Exercise — Retype the data that follows line by line, exactly, and leave its pictures out.

__________

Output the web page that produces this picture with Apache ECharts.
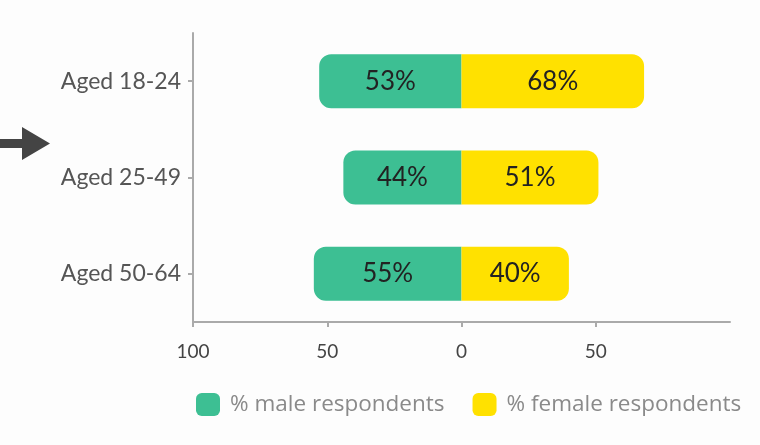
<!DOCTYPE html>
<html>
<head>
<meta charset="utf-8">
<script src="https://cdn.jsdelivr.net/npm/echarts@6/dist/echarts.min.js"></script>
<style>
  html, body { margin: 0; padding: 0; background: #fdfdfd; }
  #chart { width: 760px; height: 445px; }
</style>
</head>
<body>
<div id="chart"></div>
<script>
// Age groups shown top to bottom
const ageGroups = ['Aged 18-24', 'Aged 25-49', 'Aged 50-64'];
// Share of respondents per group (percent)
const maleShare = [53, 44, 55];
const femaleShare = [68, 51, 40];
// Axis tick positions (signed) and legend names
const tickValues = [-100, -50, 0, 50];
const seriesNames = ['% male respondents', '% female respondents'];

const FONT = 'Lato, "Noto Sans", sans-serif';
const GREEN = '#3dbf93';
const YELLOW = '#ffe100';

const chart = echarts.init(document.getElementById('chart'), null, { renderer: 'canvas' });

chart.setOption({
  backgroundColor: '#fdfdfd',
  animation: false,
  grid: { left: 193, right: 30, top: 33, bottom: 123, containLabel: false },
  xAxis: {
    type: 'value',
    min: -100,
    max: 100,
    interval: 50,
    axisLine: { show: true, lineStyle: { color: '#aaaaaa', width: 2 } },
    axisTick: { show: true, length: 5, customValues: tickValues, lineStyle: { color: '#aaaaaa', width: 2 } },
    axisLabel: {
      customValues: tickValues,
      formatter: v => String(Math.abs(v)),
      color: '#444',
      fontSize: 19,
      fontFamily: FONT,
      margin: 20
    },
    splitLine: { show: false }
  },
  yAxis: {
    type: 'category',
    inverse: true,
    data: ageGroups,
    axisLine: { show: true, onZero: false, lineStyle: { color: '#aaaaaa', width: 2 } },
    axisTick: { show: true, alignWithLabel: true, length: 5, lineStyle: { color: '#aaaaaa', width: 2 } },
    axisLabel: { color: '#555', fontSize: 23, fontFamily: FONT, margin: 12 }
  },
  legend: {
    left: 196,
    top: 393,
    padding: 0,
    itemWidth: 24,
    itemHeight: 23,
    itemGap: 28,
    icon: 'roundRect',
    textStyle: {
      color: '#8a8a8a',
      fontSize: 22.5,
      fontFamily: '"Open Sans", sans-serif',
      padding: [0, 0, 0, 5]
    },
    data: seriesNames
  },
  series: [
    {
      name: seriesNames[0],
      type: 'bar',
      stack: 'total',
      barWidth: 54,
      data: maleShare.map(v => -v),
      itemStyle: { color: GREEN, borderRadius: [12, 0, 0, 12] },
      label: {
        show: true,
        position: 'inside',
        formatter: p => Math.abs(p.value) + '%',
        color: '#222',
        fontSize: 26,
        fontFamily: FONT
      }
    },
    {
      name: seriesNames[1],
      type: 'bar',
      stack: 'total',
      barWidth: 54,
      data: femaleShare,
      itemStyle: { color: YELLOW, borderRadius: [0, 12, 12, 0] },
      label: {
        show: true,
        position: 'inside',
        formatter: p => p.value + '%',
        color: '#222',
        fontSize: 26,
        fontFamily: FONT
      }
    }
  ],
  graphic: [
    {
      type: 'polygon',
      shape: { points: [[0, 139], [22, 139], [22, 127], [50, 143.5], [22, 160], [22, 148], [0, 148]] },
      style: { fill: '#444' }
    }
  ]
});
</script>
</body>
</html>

__________

The output —
Output the web page that produces this picture with Apache ECharts.
<!DOCTYPE html>
<html>
<head>
<meta charset="utf-8">
<script src="https://cdn.jsdelivr.net/npm/echarts@6/dist/echarts.min.js"></script>
<style>
  html, body { margin: 0; padding: 0; background: #fdfdfd; }
  #chart { width: 760px; height: 445px; }
</style>
</head>
<body>
<div id="chart"></div>
<script>
// Age groups shown top to bottom
const ageGroups = ['Aged 18-24', 'Aged 25-49', 'Aged 50-64'];
// Share of respondents per group (percent)
const maleShare = [53, 44, 55];
const femaleShare = [68, 51, 40];
// Axis tick positions (signed) and legend names
const tickValues = [-100, -50, 0, 50];
const seriesNames = ['% male respondents', '% female respondents'];

const FONT = 'Lato, "Noto Sans", sans-serif';
const GREEN = '#3dbf93';
const YELLOW = '#ffe100';

const chart = echarts.init(document.getElementById('chart'), null, { renderer: 'canvas' });

chart.setOption({
  backgroundColor: '#fdfdfd',
  animation: false,
  grid: { left: 193, right: 30, top: 33, bottom: 123, containLabel: false },
  xAxis: {
    type: 'value',
    min: -100,
    max: 100,
    interval: 50,
    axisLine: { show: true, lineStyle: { color: '#aaaaaa', width: 2 } },
    axisTick: { show: true, length: 5, customValues: tickValues, lineStyle: { color: '#aaaaaa', width: 2 } },
    axisLabel: {
      customValues: tickValues,
      formatter: v => String(Math.abs(v)),
      color: '#444',
      fontSize: 19,
      fontFamily: FONT,
      margin: 20
    },
    splitLine: { show: false }
  },
  yAxis: {
    type: 'category',
    inverse: true,
    data: ageGroups,
    axisLine: { show: true, onZero: false, lineStyle: { color: '#aaaaaa', width: 2 } },
    axisTick: { show: true, alignWithLabel: true, length: 5, lineStyle: { color: '#aaaaaa', width: 2 } },
    axisLabel: { color: '#555', fontSize: 23, fontFamily: FONT, margin: 12 }
  },
  legend: {
    left: 196,
    top: 393,
    padding: 0,
    itemWidth: 24,
    itemHeight: 23,
    itemGap: 28,
    icon: 'roundRect',
    textStyle: {
      color: '#8a8a8a',
      fontSize: 22.5,
      fontFamily: '"Open Sans", sans-serif',
      padding: [0, 0, 0, 5]
    },
    data: seriesNames
  },
  series: [
    {
      name: seriesNames[0],
      type: 'bar',
      stack: 'total',
      barWidth: 54,
      data: maleShare.map(v => -v),
      itemStyle: { color: GREEN, borderRadius: [12, 0, 0, 12] },
      label: {
        show: true,
        position: 'inside',
        formatter: p => Math.abs(p.value) + '%',
        color: '#222',
        fontSize: 26,
        fontFamily: FONT
      }
    },
    {
      name: seriesNames[1],
      type: 'bar',
      stack: 'total',
      barWidth: 54,
      data: femaleShare,
      itemStyle: { color: YELLOW, borderRadius: [0, 12, 12, 0] },
      label: {
        show: true,
        position: 'inside',
        formatter: p => p.value + '%',
        color: '#222',
        fontSize: 26,
        fontFamily: FONT
      }
    }
  ],
  graphic: [
    {
      type: 'polygon',
      shape: { points: [[0, 139], [22, 139], [22, 127], [50, 143.5], [22, 160], [22, 148], [0, 148]] },
      style: { fill: '#444' }
    }
  ]
});
</script>
</body>
</html>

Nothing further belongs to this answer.